■ **Written problem**:
Print the entire listing. Each line must match the original exactly.

■ **Material**:
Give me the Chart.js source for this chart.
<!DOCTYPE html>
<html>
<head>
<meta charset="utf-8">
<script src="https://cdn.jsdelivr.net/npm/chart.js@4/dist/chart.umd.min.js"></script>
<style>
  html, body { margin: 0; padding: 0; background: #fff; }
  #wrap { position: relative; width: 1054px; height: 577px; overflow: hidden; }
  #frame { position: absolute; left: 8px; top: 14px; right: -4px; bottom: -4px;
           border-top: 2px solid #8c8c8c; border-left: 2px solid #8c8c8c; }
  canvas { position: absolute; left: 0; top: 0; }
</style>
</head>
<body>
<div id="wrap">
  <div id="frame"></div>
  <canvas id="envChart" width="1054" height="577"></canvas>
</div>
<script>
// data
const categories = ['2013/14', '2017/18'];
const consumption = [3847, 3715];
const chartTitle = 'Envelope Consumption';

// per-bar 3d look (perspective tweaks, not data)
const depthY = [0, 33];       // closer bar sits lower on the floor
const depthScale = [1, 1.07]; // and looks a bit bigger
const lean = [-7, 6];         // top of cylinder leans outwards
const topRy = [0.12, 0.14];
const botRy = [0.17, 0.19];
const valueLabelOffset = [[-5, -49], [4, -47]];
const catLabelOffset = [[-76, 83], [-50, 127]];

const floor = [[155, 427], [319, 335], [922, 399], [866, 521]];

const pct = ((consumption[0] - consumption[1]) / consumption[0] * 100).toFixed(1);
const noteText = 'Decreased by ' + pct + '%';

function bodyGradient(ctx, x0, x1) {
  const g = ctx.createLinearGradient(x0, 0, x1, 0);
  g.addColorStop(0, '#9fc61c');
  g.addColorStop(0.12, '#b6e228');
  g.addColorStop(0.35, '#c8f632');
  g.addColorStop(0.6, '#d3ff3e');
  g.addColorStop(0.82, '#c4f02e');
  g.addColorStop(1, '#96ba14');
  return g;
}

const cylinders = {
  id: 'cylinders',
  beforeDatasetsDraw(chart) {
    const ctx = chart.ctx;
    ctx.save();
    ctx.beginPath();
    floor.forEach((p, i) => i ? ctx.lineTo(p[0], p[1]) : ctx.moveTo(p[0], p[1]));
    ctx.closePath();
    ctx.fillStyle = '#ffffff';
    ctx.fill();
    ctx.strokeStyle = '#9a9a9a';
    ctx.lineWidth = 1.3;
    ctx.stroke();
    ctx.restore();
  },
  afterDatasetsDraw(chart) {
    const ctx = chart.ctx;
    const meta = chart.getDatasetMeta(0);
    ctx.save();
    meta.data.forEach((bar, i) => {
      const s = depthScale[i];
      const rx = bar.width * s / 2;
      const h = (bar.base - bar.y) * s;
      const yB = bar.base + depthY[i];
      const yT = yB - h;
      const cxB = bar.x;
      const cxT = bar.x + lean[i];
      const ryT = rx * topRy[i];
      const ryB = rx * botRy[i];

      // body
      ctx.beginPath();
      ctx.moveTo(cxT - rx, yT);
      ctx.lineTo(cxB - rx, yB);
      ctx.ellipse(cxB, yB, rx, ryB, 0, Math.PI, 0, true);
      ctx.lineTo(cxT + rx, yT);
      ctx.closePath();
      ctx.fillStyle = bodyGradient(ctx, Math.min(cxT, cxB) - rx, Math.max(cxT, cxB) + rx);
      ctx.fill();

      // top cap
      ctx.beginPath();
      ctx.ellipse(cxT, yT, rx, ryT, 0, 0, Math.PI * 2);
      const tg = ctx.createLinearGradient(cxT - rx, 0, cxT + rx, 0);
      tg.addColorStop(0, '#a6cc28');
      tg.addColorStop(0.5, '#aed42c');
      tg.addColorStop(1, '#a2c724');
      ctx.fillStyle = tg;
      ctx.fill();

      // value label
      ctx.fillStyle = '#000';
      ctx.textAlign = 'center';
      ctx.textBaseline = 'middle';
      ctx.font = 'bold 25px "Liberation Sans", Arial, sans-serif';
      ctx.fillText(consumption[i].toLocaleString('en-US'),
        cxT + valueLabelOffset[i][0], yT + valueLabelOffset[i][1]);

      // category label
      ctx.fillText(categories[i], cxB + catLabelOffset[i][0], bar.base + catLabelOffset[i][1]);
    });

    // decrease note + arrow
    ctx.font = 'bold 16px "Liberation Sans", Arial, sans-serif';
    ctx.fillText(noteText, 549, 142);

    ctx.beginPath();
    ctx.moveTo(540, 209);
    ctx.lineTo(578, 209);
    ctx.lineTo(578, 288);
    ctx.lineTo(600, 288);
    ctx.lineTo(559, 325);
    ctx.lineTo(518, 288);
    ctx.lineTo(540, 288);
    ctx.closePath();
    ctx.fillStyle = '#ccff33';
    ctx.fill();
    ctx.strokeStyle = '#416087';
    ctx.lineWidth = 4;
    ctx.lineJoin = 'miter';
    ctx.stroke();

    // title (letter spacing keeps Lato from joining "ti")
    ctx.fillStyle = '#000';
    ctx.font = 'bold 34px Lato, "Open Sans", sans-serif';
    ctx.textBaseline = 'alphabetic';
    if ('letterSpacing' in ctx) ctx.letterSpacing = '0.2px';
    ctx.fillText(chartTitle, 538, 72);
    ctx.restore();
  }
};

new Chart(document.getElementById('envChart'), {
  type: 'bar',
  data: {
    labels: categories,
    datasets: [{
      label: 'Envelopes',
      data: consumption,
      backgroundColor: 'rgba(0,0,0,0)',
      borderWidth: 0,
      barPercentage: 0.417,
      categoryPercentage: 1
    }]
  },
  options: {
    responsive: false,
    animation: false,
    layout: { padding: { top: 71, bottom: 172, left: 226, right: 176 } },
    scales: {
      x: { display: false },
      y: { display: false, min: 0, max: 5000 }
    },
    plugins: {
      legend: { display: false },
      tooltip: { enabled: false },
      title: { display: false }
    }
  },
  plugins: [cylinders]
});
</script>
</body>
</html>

■ **Response to the task**:
Give me the Chart.js source for this chart.
<!DOCTYPE html>
<html>
<head>
<meta charset="utf-8">
<script src="https://cdn.jsdelivr.net/npm/chart.js@4/dist/chart.umd.min.js"></script>
<style>
  html, body { margin: 0; padding: 0; background: #fff; }
  #wrap { position: relative; width: 1054px; height: 577px; overflow: hidden; }
  #frame { position: absolute; left: 8px; top: 14px; right: -4px; bottom: -4px;
           border-top: 2px solid #8c8c8c; border-left: 2px solid #8c8c8c; }
  canvas { position: absolute; left: 0; top: 0; }
</style>
</head>
<body>
<div id="wrap">
  <div id="frame"></div>
  <canvas id="envChart" width="1054" height="577"></canvas>
</div>
<script>
// data
const categories = ['2013/14', '2017/18'];
const consumption = [3847, 3715];
const chartTitle = 'Envelope Consumption';

// per-bar 3d look (perspective tweaks, not data)
const depthY = [0, 33];       // closer bar sits lower on the floor
const depthScale = [1, 1.07]; // and looks a bit bigger
const lean = [-7, 6];         // top of cylinder leans outwards
const topRy = [0.12, 0.14];
const botRy = [0.17, 0.19];
const valueLabelOffset = [[-5, -49], [4, -47]];
const catLabelOffset = [[-76, 83], [-50, 127]];

const floor = [[155, 427], [319, 335], [922, 399], [866, 521]];

const pct = ((consumption[0] - consumption[1]) / consumption[0] * 100).toFixed(1);
const noteText = 'Decreased by ' + pct + '%';

function bodyGradient(ctx, x0, x1) {
  const g = ctx.createLinearGradient(x0, 0, x1, 0);
  g.addColorStop(0, '#9fc61c');
  g.addColorStop(0.12, '#b6e228');
  g.addColorStop(0.35, '#c8f632');
  g.addColorStop(0.6, '#d3ff3e');
  g.addColorStop(0.82, '#c4f02e');
  g.addColorStop(1, '#96ba14');
  return g;
}

const cylinders = {
  id: 'cylinders',
  beforeDatasetsDraw(chart) {
    const ctx = chart.ctx;
    ctx.save();
    ctx.beginPath();
    floor.forEach((p, i) => i ? ctx.lineTo(p[0], p[1]) : ctx.moveTo(p[0], p[1]));
    ctx.closePath();
    ctx.fillStyle = '#ffffff';
    ctx.fill();
    ctx.strokeStyle = '#9a9a9a';
    ctx.lineWidth = 1.3;
    ctx.stroke();
    ctx.restore();
  },
  afterDatasetsDraw(chart) {
    const ctx = chart.ctx;
    const meta = chart.getDatasetMeta(0);
    ctx.save();
    meta.data.forEach((bar, i) => {
      const s = depthScale[i];
      const rx = bar.width * s / 2;
      const h = (bar.base - bar.y) * s;
      const yB = bar.base + depthY[i];
      const yT = yB - h;
      const cxB = bar.x;
      const cxT = bar.x + lean[i];
      const ryT = rx * topRy[i];
      const ryB = rx * botRy[i];

      // body
      ctx.beginPath();
      ctx.moveTo(cxT - rx, yT);
      ctx.lineTo(cxB - rx, yB);
      ctx.ellipse(cxB, yB, rx, ryB, 0, Math.PI, 0, true);
      ctx.lineTo(cxT + rx, yT);
      ctx.closePath();
      ctx.fillStyle = bodyGradient(ctx, Math.min(cxT, cxB) - rx, Math.max(cxT, cxB) + rx);
      ctx.fill();

      // top cap
      ctx.beginPath();
      ctx.ellipse(cxT, yT, rx, ryT, 0, 0, Math.PI * 2);
      const tg = ctx.createLinearGradient(cxT - rx, 0, cxT + rx, 0);
      tg.addColorStop(0, '#a6cc28');
      tg.addColorStop(0.5, '#aed42c');
      tg.addColorStop(1, '#a2c724');
      ctx.fillStyle = tg;
      ctx.fill();

      // value label
      ctx.fillStyle = '#000';
      ctx.textAlign = 'center';
      ctx.textBaseline = 'middle';
      ctx.font = 'bold 25px "Liberation Sans", Arial, sans-serif';
      ctx.fillText(consumption[i].toLocaleString('en-US'),
        cxT + valueLabelOffset[i][0], yT + valueLabelOffset[i][1]);

      // category label
      ctx.fillText(categories[i], cxB + catLabelOffset[i][0], bar.base + catLabelOffset[i][1]);
    });

    // decrease note + arrow
    ctx.font = 'bold 16px "Liberation Sans", Arial, sans-serif';
    ctx.fillText(noteText, 549, 142);

    ctx.beginPath();
    ctx.moveTo(540, 209);
    ctx.lineTo(578, 209);
    ctx.lineTo(578, 288);
    ctx.lineTo(600, 288);
    ctx.lineTo(559, 325);
    ctx.lineTo(518, 288);
    ctx.lineTo(540, 288);
    ctx.closePath();
    ctx.fillStyle = '#ccff33';
    ctx.fill();
    ctx.strokeStyle = '#416087';
    ctx.lineWidth = 4;
    ctx.lineJoin = 'miter';
    ctx.stroke();

    // title (letter spacing keeps Lato from joining "ti")
    ctx.fillStyle = '#000';
    ctx.font = 'bold 34px Lato, "Open Sans", sans-serif';
    ctx.textBaseline = 'alphabetic';
    if ('letterSpacing' in ctx) ctx.letterSpacing = '0.2px';
    ctx.fillText(chartTitle, 538, 72);
    ctx.restore();
  }
};

new Chart(document.getElementById('envChart'), {
  type: 'bar',
  data: {
    labels: categories,
    datasets: [{
      label: 'Envelopes',
      data: consumption,
      backgroundColor: 'rgba(0,0,0,0)',
      borderWidth: 0,
      barPercentage: 0.417,
      categoryPercentage: 1
    }]
  },
  options: {
    responsive: false,
    animation: false,
    layout: { padding: { top: 71, bottom: 172, left: 226, right: 176 } },
    scales: {
      x: { display: false },
      y: { display: false, min: 0, max: 5000 }
    },
    plugins: {
      legend: { display: false },
      tooltip: { enabled: false },
      title: { display: false }
    }
  },
  plugins: [cylinders]
});
</script>
</body>
</html>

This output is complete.